Tuesday, November 07, 2006

Kline, Tiller, and O'Reilly Battle in Kansas

Human life is a key issue in the Kansas election today as Attorney General Phill Kline faces a tough reelection battle against Republican turned Democrat Paul Morrison.

Earlier this year, Kline won a court order against notorious late-term abortionist George Tiller and a Kansas City Planned Parenthood clinic--making them hand over medical records so Kline can investigate whether these abortionist violated state law by not reporting suspected cases of child rape and whether they violated state law by performing late term abortions on women whose lives were not in imminent danger.

On Friday, Bill O'Reilly revealed that he received records indicating that Tiller performed late term abortions on women who were "depressed"--clearly a violation of the late term law.
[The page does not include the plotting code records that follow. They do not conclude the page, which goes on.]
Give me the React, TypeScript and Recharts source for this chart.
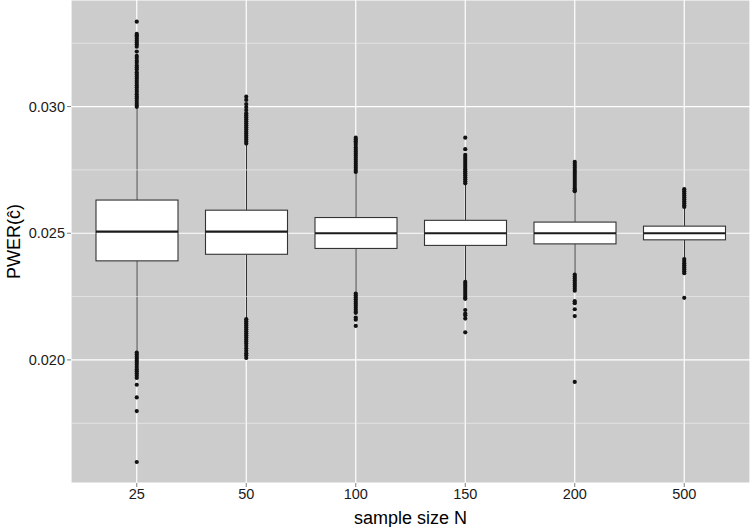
import React from "react";
import {
  ComposedChart,
  Bar,
  Scatter,
  XAxis,
  YAxis,
  CartesianGrid,
  ReferenceLine,
} from "recharts";

// Sample sizes on the x axis
const sampleSizes = ["25", "50", "100", "150", "200", "500"];

// Five-number summaries of PWER(ĉ) per sample size
const lowerWhisker = [0.02032, 0.02164, 0.02266, 0.02311, 0.02341, 0.02402];
const lowerQuartile = [0.02391, 0.02417, 0.0244, 0.02452, 0.02458, 0.02474];
const medians = [0.02506, 0.02506, 0.025, 0.025, 0.025, 0.025];
const upperQuartile = [0.02631, 0.02591, 0.02562, 0.02551, 0.02544, 0.02528];
const upperWhisker = [0.02996, 0.0285, 0.02736, 0.02692, 0.02662, 0.026];

// Outlying simulation results per sample size
const outliers25 = [
  0.03335, 0.03287, 0.03281, 0.03276, 0.03268, 0.0326, 0.03252, 0.03245, 0.03236,
  0.03217, 0.032, 0.03192, 0.03181, 0.03173, 0.03162, 0.03154, 0.03146, 0.03135,
  0.03127, 0.03118, 0.0311, 0.03101, 0.03093, 0.03084, 0.03075, 0.03066, 0.03058,
  0.03049, 0.0304, 0.03032, 0.03023, 0.03014, 0.03006, 0.02999,
  0.02029, 0.02021, 0.02013, 0.02005, 0.01997, 0.01989, 0.01981, 0.01972, 0.01963,
  0.01955, 0.01946, 0.01938, 0.01929, 0.01902, 0.01852, 0.01798, 0.01597,
];
const outliers50 = [
  0.03039, 0.03026, 0.0301, 0.02998, 0.02986, 0.02974, 0.02966, 0.02958, 0.0295,
  0.02942, 0.02934, 0.02926, 0.02918, 0.0291, 0.02902, 0.02894, 0.02886, 0.02878,
  0.0287, 0.02862, 0.02854,
  0.02161, 0.02153, 0.02145, 0.02137, 0.02129, 0.02121, 0.02113, 0.02105, 0.02097,
  0.02089, 0.02081, 0.02073, 0.02065, 0.02056, 0.02046, 0.02036, 0.02026, 0.02018,
  0.02008,
];
const outliers100 = [
  0.02877, 0.0287, 0.02863, 0.02856, 0.02848, 0.02838, 0.0283, 0.02822, 0.02814,
  0.02806, 0.02798, 0.0279, 0.02782, 0.02774, 0.02766, 0.02758, 0.0275, 0.02742,
  0.02262, 0.02254, 0.02246, 0.02238, 0.0223, 0.02222, 0.02214, 0.02206, 0.02198,
  0.0219, 0.02186, 0.02167, 0.02159, 0.02134,
];
const outliers150 = [
  0.02877, 0.02832, 0.02809, 0.02801, 0.02793, 0.02785, 0.02777, 0.02769, 0.02761,
  0.02753, 0.02745, 0.02737, 0.02729, 0.02721, 0.02713, 0.02705, 0.02697,
  0.02308, 0.023, 0.02292, 0.02284, 0.02276, 0.02268, 0.0226, 0.02252, 0.02244,
  0.02241, 0.02197, 0.02183, 0.02176, 0.02163, 0.02109,
];
const outliers200 = [
  0.02782, 0.02774, 0.02766, 0.02758, 0.0275, 0.02742, 0.02734, 0.02726, 0.02718,
  0.0271, 0.02702, 0.02694, 0.02686, 0.02678, 0.0267, 0.02666,
  0.02337, 0.02329, 0.02321, 0.02313, 0.02305, 0.02297, 0.02289, 0.02281, 0.02273,
  0.02232, 0.02224, 0.022, 0.02173, 0.01913,
];
const outliers500 = [
  0.02674, 0.02666, 0.02658, 0.0265, 0.02642, 0.02634, 0.02626, 0.02618, 0.0261,
  0.02604,
  0.02398, 0.0239, 0.02382, 0.02374, 0.02366, 0.02358, 0.0235, 0.02342, 0.02245,
];
const outlierGroups = [
  outliers25,
  outliers50,
  outliers100,
  outliers150,
  outliers200,
  outliers500,
];

// Axis settings
const yTicks = [0.02, 0.025, 0.03];
const yMinorLines = [0.0175, 0.0225, 0.0275, 0.0325];
const yDomain: [number, number] = [0.015142, 0.034206];

const boxData = sampleSizes.map((n, i) => ({
  n,
  box: [lowerQuartile[i], upperQuartile[i]],
  lo: lowerWhisker[i],
  q1: lowerQuartile[i],
  med: medians[i],
  q3: upperQuartile[i],
  hi: upperWhisker[i],
}));

const outlierData = sampleSizes.flatMap((n, i) =>
  outlierGroups[i].map((v) => ({ n, v }))
);

const FONT = "'Liberation Sans', Arial, Helvetica, sans-serif";
const INK = "#333333";
const TICK_TEXT = "#1a1a1a";

// Draws a box with whiskers and median; vertical positions are derived
// from the pixel extent the Bar gives for the [q1, q3] range.
const BoxShape = (props: any) => {
  const { x, y, width, height, index } = props;
  const d = props.payload && props.payload.q3 !== undefined ? props.payload : boxData[index];
  const top = Math.min(y, y + height);
  const h = Math.abs(height);
  const ppu = h / (d.q3 - d.q1);
  const cx = x + width / 2;
  const yOf = (v: number) => top + (d.q3 - v) * ppu;
  return (
    <g>
      <line x1={cx} x2={cx} y1={yOf(d.hi)} y2={top} stroke={INK} strokeWidth={1} />
      <line x1={cx} x2={cx} y1={top + h} y2={yOf(d.lo)} stroke={INK} strokeWidth={1} />
      <rect x={x} y={top} width={width} height={h} fill="#ffffff" stroke={INK} strokeWidth={1.1} />
      <line
        x1={x}
        x2={x + width}
        y1={yOf(d.med)}
        y2={yOf(d.med)}
        stroke="#1a1a1a"
        strokeWidth={2.2}
      />
    </g>
  );
};

const OutlierDot = (props: any) => {
  const { cx, cy } = props;
  if (cx == null || cy == null) return null;
  return <circle cx={cx} cy={cy} r={2.1} fill="#111111" />;
};

const XTick = (props: any) => {
  const { x, y, payload } = props;
  return (
    <text x={x} y={y} dy="0.71em" textAnchor="middle" fontFamily={FONT} fontSize={14.5} fill={TICK_TEXT}>
      {payload.value}
    </text>
  );
};

const YTick = (props: any) => {
  const { x, y, payload } = props;
  return (
    <text x={x} y={y} dy="0.355em" textAnchor="end" fontFamily={FONT} fontSize={14.5} fill={TICK_TEXT}>
      {Number(payload.value).toFixed(3)}
    </text>
  );
};

const YTitle = (props: any) => {
  const vb = props.viewBox || { x: 0, y: 0, width: 71, height: 483 };
  const cx = 20;
  const cy = vb.y + vb.height / 2;
  return (
    <text
      x={cx}
      y={cy}
      transform={`rotate(-90, ${cx}, ${cy})`}
      textAnchor="middle"
      fontFamily={FONT}
      fontSize={18}
      fill="#000000"
    >
      PWER(ĉ)
    </text>
  );
};

export default function App() {
  return (
    <div style={{ position: "absolute", left: 0, top: 0, width: 750, height: 527, background: "#ffffff" }}>
      <ComposedChart
        width={750}
        height={527}
        data={boxData}
        margin={{ top: 0, right: 0, bottom: 0, left: 0 }}
      >
        <CartesianGrid fill="#cccccc" stroke="#ffffff" strokeWidth={1.2} />
        {yMinorLines.map((v) => (
          <ReferenceLine key={v} y={v} stroke="#ededed" strokeWidth={0.7} />
        ))}
        <XAxis
          dataKey="n"
          type="category"
          allowDuplicatedCategory={false}
          padding={{ left: 11, right: 11 }}
          height={44}
          tickSize={4}
          tickMargin={2}
          axisLine={false}
          tickLine={{ stroke: "#7f7f7f" }}
          tick={<XTick />}
          label={{
            value: "sample size N",
            position: "insideBottom",
            offset: 3,
            fontSize: 18,
            fontFamily: FONT,
            fill: "#000000",
          }}
        />
        <YAxis
          type="number"
          domain={yDomain}
          allowDataOverflow
          ticks={yTicks}
          width={71}
          tickSize={4}
          tickMargin={2}
          axisLine={false}
          tickLine={{ stroke: "#7f7f7f" }}
          tick={<YTick />}
          label={<YTitle />}
        />
        <Bar dataKey="box" barSize={82} shape={<BoxShape />} isAnimationActive={false} />
        <Scatter data={outlierData} dataKey="v" shape={<OutlierDot />} isAnimationActive={false} />
      </ComposedChart>
    </div>
  );
}
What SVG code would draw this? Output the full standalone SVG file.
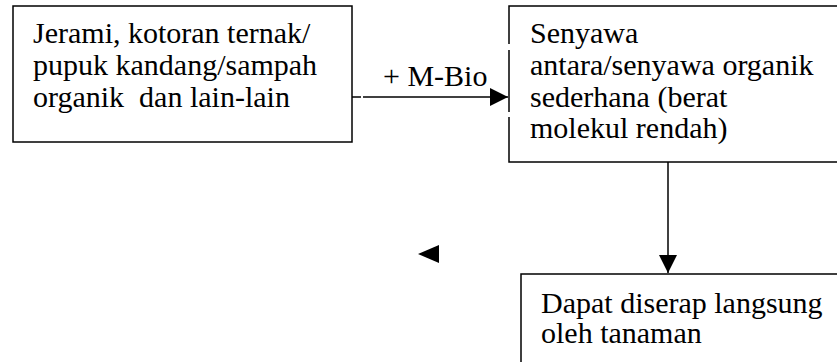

And, these clinics have performed abortions on girls 10-15 and didn't report these cases to authorities--clearly a violation of child rape laws. Kline appeared on the next segment to substantiate O'Reilly's evidence. Immediately, Tiller's lawyer claimed that it was Kline who illegally leaked the records to O'Reilly and went to the Kansas Supreme Court yesterday to take the records away from Kline's office.

I can understand why Tiller's lawyer is expressing outrage. He needs to divert attention from his client's shameful, evil, illegal activity. Sadly, this case shows how abortion advocates want absolutely no restrictions on abortion and will defend abortion under any circumstance. Tiller's lawyer can point the finger at Kline, but there's three fingers pointing back at him and his client--along with thousands of dead babies who cry out for justice.

Meanwhile, Dennis Boyles at OpinionJournal.com reports that Missouri billionaire James Stowers--the man behind the deceptive campaign to make human cloning legal in Missouri by adding an amendment to the state's constitution--has pumped $12 million into Kansas' campaign to ensure abortion access remains unfettered and to pave the way for embryonic stem cell research (which requires killing a fertilized human embryo).

Is there a lot at stake in today's Kansas election? You bet. Be sure you vote.